(Entries with chart source code)
= = = = = = =
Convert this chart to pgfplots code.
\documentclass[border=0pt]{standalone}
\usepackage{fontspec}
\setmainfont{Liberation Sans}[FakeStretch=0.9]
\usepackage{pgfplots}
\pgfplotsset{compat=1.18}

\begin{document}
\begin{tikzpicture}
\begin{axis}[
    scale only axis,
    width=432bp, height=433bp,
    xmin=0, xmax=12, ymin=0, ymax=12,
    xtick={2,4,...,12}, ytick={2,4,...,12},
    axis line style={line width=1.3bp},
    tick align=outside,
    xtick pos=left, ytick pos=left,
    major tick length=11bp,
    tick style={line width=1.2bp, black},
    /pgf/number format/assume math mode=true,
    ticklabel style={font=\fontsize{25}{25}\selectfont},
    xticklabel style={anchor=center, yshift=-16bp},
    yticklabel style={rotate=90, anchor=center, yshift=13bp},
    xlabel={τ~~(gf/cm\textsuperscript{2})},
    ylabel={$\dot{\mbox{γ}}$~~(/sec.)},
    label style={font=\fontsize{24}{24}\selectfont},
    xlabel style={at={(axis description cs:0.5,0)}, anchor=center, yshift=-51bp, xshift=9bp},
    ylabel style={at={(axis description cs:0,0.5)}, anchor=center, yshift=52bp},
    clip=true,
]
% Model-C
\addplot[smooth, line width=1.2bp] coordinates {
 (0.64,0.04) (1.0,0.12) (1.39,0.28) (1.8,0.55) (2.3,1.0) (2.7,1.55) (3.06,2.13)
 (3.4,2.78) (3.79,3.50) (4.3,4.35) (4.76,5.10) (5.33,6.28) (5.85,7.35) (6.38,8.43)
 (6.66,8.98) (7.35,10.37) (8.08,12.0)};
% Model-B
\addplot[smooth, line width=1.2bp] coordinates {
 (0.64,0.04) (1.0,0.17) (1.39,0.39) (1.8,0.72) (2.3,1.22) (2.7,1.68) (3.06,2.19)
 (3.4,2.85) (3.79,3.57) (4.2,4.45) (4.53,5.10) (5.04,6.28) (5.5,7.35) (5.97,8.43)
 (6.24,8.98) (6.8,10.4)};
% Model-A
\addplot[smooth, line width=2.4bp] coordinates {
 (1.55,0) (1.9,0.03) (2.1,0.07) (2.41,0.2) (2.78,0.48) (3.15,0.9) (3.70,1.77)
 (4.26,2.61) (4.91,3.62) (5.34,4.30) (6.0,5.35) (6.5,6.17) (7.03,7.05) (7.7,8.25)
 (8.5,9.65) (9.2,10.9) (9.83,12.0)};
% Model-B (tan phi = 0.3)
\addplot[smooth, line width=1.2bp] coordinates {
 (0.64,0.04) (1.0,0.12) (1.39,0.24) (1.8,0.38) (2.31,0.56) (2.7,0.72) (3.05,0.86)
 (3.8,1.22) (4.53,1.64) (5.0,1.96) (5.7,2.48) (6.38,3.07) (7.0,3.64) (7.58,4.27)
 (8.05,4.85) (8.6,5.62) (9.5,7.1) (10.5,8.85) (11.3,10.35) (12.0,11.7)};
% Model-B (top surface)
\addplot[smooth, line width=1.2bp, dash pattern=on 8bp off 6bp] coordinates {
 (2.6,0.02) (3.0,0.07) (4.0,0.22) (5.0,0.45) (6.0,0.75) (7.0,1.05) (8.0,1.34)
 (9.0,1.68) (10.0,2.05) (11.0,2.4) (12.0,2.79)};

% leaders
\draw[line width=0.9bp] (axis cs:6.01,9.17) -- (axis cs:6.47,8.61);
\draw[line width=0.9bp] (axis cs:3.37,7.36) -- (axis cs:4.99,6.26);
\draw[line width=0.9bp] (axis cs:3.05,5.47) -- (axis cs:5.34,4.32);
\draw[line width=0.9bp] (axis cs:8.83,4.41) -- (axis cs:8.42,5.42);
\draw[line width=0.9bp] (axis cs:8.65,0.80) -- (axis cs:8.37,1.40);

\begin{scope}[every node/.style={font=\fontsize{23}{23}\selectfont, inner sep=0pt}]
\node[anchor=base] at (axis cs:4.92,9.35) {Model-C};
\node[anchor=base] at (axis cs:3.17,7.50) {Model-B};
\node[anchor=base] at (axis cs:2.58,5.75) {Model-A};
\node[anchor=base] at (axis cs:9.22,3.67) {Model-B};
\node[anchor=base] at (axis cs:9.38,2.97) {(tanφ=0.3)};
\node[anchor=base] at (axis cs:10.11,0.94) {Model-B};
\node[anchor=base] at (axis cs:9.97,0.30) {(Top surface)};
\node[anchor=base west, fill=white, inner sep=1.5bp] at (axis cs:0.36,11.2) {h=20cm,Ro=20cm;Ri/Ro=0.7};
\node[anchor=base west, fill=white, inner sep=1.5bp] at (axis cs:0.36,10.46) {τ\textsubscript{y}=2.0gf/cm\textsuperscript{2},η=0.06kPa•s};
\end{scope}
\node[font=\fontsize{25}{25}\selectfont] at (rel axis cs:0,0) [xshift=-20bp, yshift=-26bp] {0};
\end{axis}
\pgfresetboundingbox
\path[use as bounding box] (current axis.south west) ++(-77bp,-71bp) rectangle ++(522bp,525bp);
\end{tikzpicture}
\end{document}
= = = = = = =
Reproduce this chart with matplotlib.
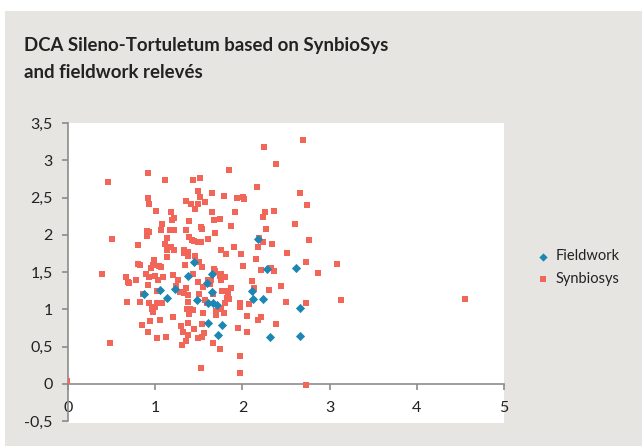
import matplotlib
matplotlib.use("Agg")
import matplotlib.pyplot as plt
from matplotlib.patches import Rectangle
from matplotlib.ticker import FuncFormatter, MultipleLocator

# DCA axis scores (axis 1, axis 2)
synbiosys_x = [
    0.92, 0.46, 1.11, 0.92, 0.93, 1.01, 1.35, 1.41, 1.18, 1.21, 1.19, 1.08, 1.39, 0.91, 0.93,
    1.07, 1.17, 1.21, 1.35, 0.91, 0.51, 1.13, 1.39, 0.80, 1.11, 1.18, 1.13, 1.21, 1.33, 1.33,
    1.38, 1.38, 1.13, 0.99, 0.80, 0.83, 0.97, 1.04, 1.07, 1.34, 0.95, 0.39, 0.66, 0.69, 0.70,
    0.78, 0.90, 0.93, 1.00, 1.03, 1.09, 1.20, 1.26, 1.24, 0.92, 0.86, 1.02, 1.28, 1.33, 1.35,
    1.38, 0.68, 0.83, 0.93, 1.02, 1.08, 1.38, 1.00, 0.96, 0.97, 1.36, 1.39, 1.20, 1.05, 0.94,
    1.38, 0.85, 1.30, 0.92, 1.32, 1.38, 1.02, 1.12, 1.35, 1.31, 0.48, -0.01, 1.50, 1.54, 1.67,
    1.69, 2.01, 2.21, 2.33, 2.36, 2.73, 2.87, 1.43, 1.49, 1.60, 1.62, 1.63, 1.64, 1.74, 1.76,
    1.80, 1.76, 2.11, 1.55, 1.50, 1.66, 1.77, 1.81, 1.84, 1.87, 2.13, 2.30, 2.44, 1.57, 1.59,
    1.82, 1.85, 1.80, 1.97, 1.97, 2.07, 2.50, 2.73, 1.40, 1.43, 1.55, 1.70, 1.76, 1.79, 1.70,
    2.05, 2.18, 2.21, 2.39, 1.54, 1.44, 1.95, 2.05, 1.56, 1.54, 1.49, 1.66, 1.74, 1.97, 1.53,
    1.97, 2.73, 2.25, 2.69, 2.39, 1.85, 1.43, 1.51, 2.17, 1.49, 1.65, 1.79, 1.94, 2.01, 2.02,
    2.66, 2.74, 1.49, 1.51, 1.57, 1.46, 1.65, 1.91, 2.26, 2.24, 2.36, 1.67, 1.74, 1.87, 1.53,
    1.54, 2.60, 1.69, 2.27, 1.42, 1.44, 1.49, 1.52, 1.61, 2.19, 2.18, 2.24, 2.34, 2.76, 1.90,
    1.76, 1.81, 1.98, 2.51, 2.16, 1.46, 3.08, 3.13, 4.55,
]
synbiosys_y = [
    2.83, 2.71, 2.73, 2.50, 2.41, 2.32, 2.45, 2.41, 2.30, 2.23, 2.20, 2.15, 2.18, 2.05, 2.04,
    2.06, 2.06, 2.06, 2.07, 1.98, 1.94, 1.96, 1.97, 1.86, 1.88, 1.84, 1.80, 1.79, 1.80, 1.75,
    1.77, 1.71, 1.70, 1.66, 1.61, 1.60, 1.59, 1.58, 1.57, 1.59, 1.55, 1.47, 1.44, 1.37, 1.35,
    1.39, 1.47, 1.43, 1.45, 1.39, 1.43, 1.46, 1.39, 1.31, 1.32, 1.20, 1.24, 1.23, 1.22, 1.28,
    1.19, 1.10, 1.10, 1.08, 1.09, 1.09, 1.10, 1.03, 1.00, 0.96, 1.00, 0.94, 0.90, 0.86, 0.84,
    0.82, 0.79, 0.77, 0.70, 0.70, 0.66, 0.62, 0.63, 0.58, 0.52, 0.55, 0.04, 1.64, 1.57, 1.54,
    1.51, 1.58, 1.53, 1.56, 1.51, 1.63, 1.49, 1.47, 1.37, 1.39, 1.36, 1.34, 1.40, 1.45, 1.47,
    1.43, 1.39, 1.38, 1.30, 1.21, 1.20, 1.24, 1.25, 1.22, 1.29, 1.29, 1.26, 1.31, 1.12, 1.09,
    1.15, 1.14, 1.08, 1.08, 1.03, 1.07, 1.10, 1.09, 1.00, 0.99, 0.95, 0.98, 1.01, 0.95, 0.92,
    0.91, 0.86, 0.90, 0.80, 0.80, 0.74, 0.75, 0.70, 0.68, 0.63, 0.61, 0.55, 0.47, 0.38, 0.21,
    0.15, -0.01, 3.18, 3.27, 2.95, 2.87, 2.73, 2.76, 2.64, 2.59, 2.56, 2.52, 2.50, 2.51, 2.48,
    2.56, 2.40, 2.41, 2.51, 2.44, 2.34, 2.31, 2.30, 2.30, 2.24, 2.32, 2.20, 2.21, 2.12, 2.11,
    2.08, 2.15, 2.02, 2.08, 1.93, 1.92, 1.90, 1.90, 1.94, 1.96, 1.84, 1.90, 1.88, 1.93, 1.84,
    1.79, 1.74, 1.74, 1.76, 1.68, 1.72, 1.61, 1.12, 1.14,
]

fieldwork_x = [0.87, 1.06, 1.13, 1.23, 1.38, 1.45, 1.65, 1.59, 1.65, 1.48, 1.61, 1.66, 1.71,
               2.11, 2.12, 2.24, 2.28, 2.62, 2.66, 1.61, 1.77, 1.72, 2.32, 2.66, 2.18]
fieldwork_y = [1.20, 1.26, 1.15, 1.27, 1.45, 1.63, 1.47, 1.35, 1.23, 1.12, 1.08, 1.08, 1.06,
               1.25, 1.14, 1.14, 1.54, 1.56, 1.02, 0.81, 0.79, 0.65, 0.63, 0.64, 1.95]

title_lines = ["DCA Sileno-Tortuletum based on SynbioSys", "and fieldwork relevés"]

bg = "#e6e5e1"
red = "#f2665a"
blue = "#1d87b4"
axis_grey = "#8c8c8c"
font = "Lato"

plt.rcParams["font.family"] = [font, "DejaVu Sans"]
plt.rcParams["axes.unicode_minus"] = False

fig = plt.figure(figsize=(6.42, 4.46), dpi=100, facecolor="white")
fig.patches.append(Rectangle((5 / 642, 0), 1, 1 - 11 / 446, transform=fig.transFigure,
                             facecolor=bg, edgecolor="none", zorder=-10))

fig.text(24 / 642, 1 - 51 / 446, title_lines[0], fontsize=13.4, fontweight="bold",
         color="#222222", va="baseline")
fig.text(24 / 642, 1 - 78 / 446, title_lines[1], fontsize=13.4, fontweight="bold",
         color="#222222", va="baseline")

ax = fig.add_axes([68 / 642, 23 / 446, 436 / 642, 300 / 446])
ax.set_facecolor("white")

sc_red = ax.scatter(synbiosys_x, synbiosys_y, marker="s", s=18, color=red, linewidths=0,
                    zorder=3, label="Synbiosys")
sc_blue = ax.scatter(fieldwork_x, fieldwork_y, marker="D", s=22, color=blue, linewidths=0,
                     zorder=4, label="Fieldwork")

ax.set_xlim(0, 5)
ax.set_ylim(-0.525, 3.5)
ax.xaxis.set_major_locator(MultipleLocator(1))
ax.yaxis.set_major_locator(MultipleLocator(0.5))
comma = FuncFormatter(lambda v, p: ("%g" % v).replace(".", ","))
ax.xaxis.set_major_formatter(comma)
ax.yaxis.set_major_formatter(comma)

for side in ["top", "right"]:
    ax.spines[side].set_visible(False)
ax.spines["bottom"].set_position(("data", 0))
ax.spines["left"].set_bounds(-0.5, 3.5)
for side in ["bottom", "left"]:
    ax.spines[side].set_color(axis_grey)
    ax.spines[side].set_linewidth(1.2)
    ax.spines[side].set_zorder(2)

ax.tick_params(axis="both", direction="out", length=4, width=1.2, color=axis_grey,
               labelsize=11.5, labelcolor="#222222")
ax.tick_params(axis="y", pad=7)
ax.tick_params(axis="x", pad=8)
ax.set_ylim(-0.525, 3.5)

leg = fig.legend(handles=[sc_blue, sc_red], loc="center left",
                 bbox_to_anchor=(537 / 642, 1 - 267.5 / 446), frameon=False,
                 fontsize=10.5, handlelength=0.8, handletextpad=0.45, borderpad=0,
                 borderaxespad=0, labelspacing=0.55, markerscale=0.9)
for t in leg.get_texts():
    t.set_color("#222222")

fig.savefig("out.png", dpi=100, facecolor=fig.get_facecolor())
= = = = = = =
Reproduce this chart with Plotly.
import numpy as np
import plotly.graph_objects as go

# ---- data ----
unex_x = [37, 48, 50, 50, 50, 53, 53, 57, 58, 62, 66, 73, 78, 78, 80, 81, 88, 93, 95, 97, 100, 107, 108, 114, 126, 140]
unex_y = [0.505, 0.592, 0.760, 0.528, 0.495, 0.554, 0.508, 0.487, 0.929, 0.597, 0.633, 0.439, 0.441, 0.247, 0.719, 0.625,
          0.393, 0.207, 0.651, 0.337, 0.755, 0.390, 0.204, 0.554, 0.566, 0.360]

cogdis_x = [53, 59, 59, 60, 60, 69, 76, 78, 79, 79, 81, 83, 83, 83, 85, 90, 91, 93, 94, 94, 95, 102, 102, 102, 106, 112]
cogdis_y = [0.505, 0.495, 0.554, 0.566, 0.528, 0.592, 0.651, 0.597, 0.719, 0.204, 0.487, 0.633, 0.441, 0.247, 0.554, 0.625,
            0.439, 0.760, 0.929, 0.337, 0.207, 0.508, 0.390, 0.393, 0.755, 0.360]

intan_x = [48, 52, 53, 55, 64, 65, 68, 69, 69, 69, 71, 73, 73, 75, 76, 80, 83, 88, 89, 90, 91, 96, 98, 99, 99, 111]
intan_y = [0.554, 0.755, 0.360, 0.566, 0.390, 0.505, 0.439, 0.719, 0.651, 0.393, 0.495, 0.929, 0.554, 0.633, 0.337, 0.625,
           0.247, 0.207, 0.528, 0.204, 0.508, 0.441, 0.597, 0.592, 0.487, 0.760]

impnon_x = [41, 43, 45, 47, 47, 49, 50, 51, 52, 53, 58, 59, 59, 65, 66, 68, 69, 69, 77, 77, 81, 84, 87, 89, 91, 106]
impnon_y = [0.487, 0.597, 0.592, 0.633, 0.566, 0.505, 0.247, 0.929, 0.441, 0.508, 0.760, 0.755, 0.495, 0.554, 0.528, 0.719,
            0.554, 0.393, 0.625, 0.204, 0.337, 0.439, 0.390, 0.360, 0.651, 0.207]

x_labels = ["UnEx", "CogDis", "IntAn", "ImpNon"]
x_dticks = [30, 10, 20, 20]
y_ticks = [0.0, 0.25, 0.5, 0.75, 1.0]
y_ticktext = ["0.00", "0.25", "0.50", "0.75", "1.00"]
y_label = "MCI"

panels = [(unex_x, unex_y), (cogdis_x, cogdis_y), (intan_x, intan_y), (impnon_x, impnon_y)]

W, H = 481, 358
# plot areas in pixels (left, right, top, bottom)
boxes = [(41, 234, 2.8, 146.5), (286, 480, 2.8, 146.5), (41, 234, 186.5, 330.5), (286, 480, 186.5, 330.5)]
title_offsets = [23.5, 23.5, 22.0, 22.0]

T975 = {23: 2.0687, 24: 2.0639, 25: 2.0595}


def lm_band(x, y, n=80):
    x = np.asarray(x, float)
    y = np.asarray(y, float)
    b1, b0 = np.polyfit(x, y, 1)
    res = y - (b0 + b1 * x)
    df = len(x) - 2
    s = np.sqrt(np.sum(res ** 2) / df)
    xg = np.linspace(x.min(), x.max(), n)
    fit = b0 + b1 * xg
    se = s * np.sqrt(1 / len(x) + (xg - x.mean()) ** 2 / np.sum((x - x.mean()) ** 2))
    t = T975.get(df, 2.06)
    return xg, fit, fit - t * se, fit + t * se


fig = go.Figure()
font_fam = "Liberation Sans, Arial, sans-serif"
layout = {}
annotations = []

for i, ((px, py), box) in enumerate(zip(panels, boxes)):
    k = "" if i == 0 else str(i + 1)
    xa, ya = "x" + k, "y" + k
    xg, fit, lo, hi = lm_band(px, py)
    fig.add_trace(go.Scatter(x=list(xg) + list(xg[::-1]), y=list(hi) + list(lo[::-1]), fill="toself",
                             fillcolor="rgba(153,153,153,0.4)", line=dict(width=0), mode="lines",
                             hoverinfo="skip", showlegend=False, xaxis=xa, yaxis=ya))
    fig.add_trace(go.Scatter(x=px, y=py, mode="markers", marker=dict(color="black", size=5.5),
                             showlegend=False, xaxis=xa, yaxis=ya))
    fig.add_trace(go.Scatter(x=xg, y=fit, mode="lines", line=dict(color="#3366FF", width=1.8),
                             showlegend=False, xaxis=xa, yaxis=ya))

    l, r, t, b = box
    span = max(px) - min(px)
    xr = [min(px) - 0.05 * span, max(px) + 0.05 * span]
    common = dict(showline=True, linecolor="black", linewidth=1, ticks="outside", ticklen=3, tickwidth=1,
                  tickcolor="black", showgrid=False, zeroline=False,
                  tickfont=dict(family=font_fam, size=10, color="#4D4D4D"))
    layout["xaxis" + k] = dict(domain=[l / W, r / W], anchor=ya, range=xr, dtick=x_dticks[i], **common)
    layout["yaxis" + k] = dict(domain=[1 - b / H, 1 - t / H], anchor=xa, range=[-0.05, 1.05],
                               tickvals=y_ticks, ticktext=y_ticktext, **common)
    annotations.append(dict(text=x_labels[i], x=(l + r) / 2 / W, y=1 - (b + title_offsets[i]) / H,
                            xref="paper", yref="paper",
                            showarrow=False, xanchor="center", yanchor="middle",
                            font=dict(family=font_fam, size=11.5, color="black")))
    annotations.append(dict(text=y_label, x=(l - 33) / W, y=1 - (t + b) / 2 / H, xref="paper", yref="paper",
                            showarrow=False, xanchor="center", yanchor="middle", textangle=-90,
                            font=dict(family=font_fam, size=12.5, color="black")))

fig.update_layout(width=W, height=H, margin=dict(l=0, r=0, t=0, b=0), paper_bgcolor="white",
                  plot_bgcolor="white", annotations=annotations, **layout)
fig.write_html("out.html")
= = = = = = =
(Goal)
Reproduce exactly, and only, the lines from the one containing "Reproduce this chart with matplotlib." through the one containing "from matplotlib.ticker import", including both; leave out any pictures.

(Answer for this exercise)
Reproduce this chart with matplotlib.
import matplotlib
matplotlib.use("Agg")
import matplotlib.pyplot as plt
from matplotlib.patches import Rectangle
from matplotlib.ticker import FuncFormatter, MultipleLocator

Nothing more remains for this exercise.